Key Aspects of Scalping Bitcoin:
- Speed and Precision: Scalping requires traders to act quickly and precisely, entering and exiting trades within seconds or minutes.
- Low Risk Per Trade: Since scalpers aim for small profits from each trade, the risk per trade is typically lower than in other strategies. However, scalpers often use leverage to amplify their returns.
- High Transaction Costs: Scalping involves a high volume of trades, which can lead to significant transaction costs. It’s important to choose a low-fee trading platform to make this strategy viable.
Arbitrage Trading
Arbitrage trading involves taking advantage of price differences for Bitcoin on different exchanges. Since Bitcoin’s price can vary slightly between exchanges due to liquidity differences, arbitrage traders buy Bitcoin on one exchange where the price is lower and sell it on another where the price is higher.
Key Aspects of Arbitrage Trading Bitcoin:
- Multiple Exchange Accounts: To implement arbitrage, traders need accounts on multiple exchanges.
- Speed: Arbitrage opportunities can disappear quickly, so traders must act quickly to capitalize on price differences.
- Fees: Transaction and withdrawal fees on different exchanges can eat into arbitrage profits. It’s important to factor these costs into the calculation before trading.
Algorithmic Trading
Algorithmic trading, or “algo trading,” involves automated systems executing trades based on predefined criteria. These systems are designed to analyze the market and execute trades much faster than a human trader could. Algorithmic trading is becoming increasingly popular in Bitcoin trading, allowing traders to remove emotional bias and rely on data-driven strategies.
Key Aspects of Algorithmic Trading:
- Predefined Rules: Traders set up rules for the algorithm, such as when to buy and sell based on technical indicators or price levels.
- Backtesting: Before implementing an algorithm, traders backtest their strategies using historical data to see how they would have performed in past market conditions.
- Customization: Algorithms can be customized to suit different trading strategies, from scalping to swing trading.
Fundamental Analysis
Fundamental analysis focuses on assessing the intrinsic value of Bitcoin based on external factors such as adoption rates, technological advancements, regulation, and macroeconomic trends. This strategy is more common in traditional markets but is increasingly applied to cryptocurrencies.

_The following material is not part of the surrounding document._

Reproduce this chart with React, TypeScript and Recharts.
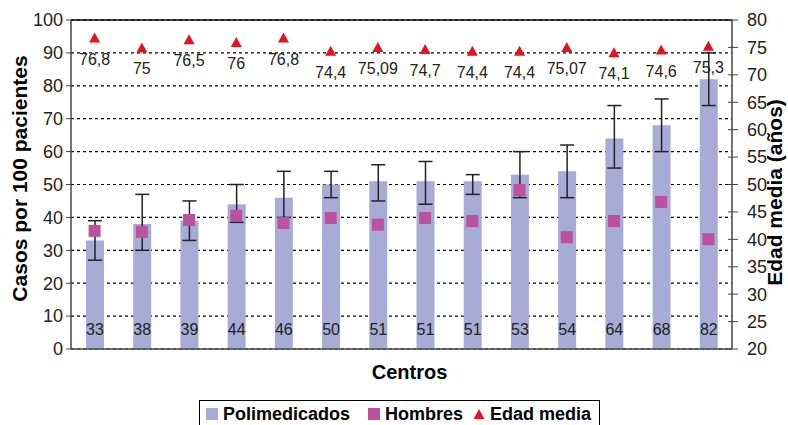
import React from "react";
import { ComposedChart, Bar, Scatter, XAxis, YAxis, CartesianGrid, ErrorBar, LabelList, ReferenceLine } from "recharts";

const centros = ["C1", "C2", "C3", "C4", "C5", "C6", "C7", "C8", "C9", "C10", "C11", "C12", "C13", "C14"];
const polimedicados = [33, 38, 39, 44, 46, 50, 51, 51, 51, 53, 54, 64, 68, 82];
const errBajo = [6, 8, 6, 5.5, 6, 4, 6, 7, 4, 7, 8, 9, 8, 8];
const errAlto = [6, 9, 6, 6, 8, 4, 5, 6, 2, 7, 8, 10, 8, 8];
const hombres = [35.9, 35.6, 39.2, 40.5, 38.3, 39.8, 37.8, 39.8, 38.9, 48.3, 34.0, 38.9, 44.7, 33.4];
const edadMedia = [76.8, 75, 76.5, 76, 76.8, 74.4, 75.09, 74.7, 74.4, 74.4, 75.07, 74.1, 74.6, 75.3];
const edadEtiquetas = ["76,8", "75", "76,5", "76", "76,8", "74,4", "75,09", "74,7", "74,4", "74,4", "75,07", "74,1", "74,6", "75,3"];
const ticksIzq = [0, 10, 20, 30, 40, 50, 60, 70, 80, 90, 100];
const ticksDer = [20, 25, 30, 35, 40, 45, 50, 55, 60, 65, 70, 75, 80];

const data = centros.map((c, i) => ({
    centro: c,
    polimedicados: polimedicados[i],
    err: [errBajo[i], errAlto[i]],
    hombres: hombres[i],
    edad: edadMedia[i],
    edadLabel: edadEtiquetas[i],
}));

const FONT = "'Liberation Sans', Arial, sans-serif";
const BAR = "#A7ACD7";
const PINK = "#BC519F";
const RED = "#E5131B";
const AXIS = "#444";

const Square = (props: any) => {
    const { cx, cy } = props;
    return <rect x={cx - 6} y={cy - 6} width={12} height={12} fill={PINK} />;
};

const Triangle = (props: any) => {
    const { cx, cy } = props;
    return <path d={`M${cx},${cy - 5} L${cx + 5.5},${cy + 5} L${cx - 5.5},${cy + 5} Z`} fill={RED} />;
};

const EdadLabel = (props: any) => {
    const { x, y, width, height, value } = props;
    const cx = x + (width || 0) / 2;
    const cy = y + (height || 0) / 2;
    return (
        <text x={cx} y={cy + 27} textAnchor="middle" fontSize={16} fill="#222" fontFamily={FONT}>
            {value}
        </text>
    );
};

// right axis ticks cross the axis line in the original
const RightTick = (props: any) => {
    const { x, y, payload } = props;
    const axisX = x - 15;
    return (
        <g>
            <line x1={axisX - 4} x2={axisX} y1={y} y2={y} stroke={AXIS} />
            <text x={x} y={y} dy="0.355em" textAnchor="start" fontSize={18} fill="#222" fontFamily={FONT}>
                {payload.value}
            </text>
        </g>
    );
};

export default function App() {
    return (
        <div style={{ position: "absolute", left: 0, top: 0, width: 788, height: 425, fontFamily: FONT, background: "#fff" }}>
            <ComposedChart width={788} height={425} data={data} margin={{ top: 20, right: 0, bottom: 0, left: 0 }} barCategoryGap={0}>
                <CartesianGrid yAxisId="left" vertical={false} stroke="#000" strokeDasharray="3 3" strokeWidth={1.2} />
                <XAxis
                    dataKey="centro"
                    tick={false}
                    tickLine={false}
                    height={76}
                    axisLine={{ stroke: AXIS, strokeWidth: 1.5 }}
                    label={{ value: "Centros", position: "insideTop", offset: 16, dx: 8, fontSize: 20, fontWeight: "bold", fill: "#000", fontFamily: FONT }}
                />
                <YAxis
                    yAxisId="left"
                    domain={[0, 100]}
                    ticks={ticksIzq}
                    interval={0}
                    width={71}
                    tickSize={5}
                    tickMargin={3}
                    tick={{ fontSize: 18, fill: "#222", fontFamily: FONT }}
                    tickLine={{ stroke: AXIS }}
                    axisLine={{ stroke: AXIS, strokeWidth: 1.5 }}
                    label={{ value: "Casos por 100 pacientes", angle: -90, position: "insideLeft", offset: 20, dy: -6, fontSize: 21, fontWeight: "bold", fill: "#000", fontFamily: FONT, style: { textAnchor: "middle" } }}
                />
                <YAxis
                    yAxisId="right"
                    orientation="right"
                    domain={[20, 80]}
                    ticks={ticksDer}
                    interval={0}
                    width={56}
                    tickSize={6}
                    tickMargin={9}
                    tick={RightTick}
                    tickLine={{ stroke: AXIS }}
                    axisLine={{ stroke: AXIS, strokeWidth: 1.5 }}
                    label={{ value: "Edad media (años)", angle: -90, position: "insideRight", offset: 13, dy: 8, fontSize: 21, fontWeight: "bold", fill: "#000", fontFamily: FONT, style: { textAnchor: "middle" } }}
                />
                <ReferenceLine yAxisId="left" y={100} stroke="#000" strokeWidth={1.5} />
                <Bar yAxisId="left" dataKey="polimedicados" fill={BAR} barSize={18} isAnimationActive={false}>
                    <ErrorBar dataKey="err" width={7} stroke="#222" strokeWidth={1.5} direction="y" />
                    <LabelList dataKey="polimedicados" position="insideBottom" offset={14} fontSize={16} fill="#222" fontFamily={FONT} />
                </Bar>
                <Scatter yAxisId="left" dataKey="hombres" shape={Square} isAnimationActive={false} />
                <Scatter yAxisId="right" dataKey="edad" shape={Triangle} isAnimationActive={false}>
                    <LabelList dataKey="edadLabel" content={EdadLabel} />
                </Scatter>
            </ComposedChart>
            <div
                style={{
                    position: "absolute",
                    left: 199,
                    top: 400,
                    width: 401,
                    height: 28,
                    border: "1.5px solid #000",
                    boxSizing: "border-box",
                    display: "flex",
                    alignItems: "center",
                    paddingLeft: 6,
                    fontSize: 18,
                    fontWeight: "bold",
                    color: "#000",
                    whiteSpace: "nowrap",
                }}
            >
                <span style={{ display: "inline-block", width: 12, height: 12, background: BAR, marginRight: 5 }} />
                <span>Polimedicados</span>
                <span style={{ display: "inline-block", width: 12, height: 12, background: PINK, marginLeft: 18, marginRight: 5 }} />
                <span>Hombres</span>
                <svg width={12} height={11} style={{ marginLeft: 10, marginRight: 5 }}>
                    <path d="M6,0 L11.5,10 L0.5,10 Z" fill={RED} />
                </svg>
                <span>Edad media</span>
            </div>
        </div>
    );
}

Key Aspects of Fundamental Analysis:
- Supply and Demand: Analyzing Bitcoin’s supply (capped at 21 million) versus demand from institutional investors, retail investors, and businesses.
- Regulatory Environment: Regulation changes can significantly impact Bitcoin’s price, either positively or negatively.
- Adoption: Monitoring the growth of Bitcoin’s use as a payment method or store of value can offer insights into its long-term value.
Dollar-Cost Averaging (DCA)
Dollar-cost averaging is a long-term investment strategy that involves buying a fixed dollar amount of Bitcoin at regular intervals, regardless of the current price. This strategy helps reduce the impact of Bitcoin’s volatility and ensures that you’re investing consistently over time.
Key Aspects of Dollar-Cost Averaging:
- Regular Investment: Investors purchase Bitcoin on a schedule (e.g., weekly or monthly).
- Avoiding Timing the Market: DCA eliminates the need to predict market highs and lows, reducing emotional trading decisions.
- Lowering Risk: By spreading out purchases, DCA can lower the risk of making large investments at unfavorable times.
Conclusion
Bitcoin trading offers various strategies suited to different risk tolerances, time commitments, and financial goals. Whether you’re day trading, swing trading, or holding for the long term, it’s essential to stay informed about market conditions and continuously refine your strategy. By employing effective risk management and staying disciplined, traders can navigate Bitcoin’s volatile market and maximize their chances for success in 2024.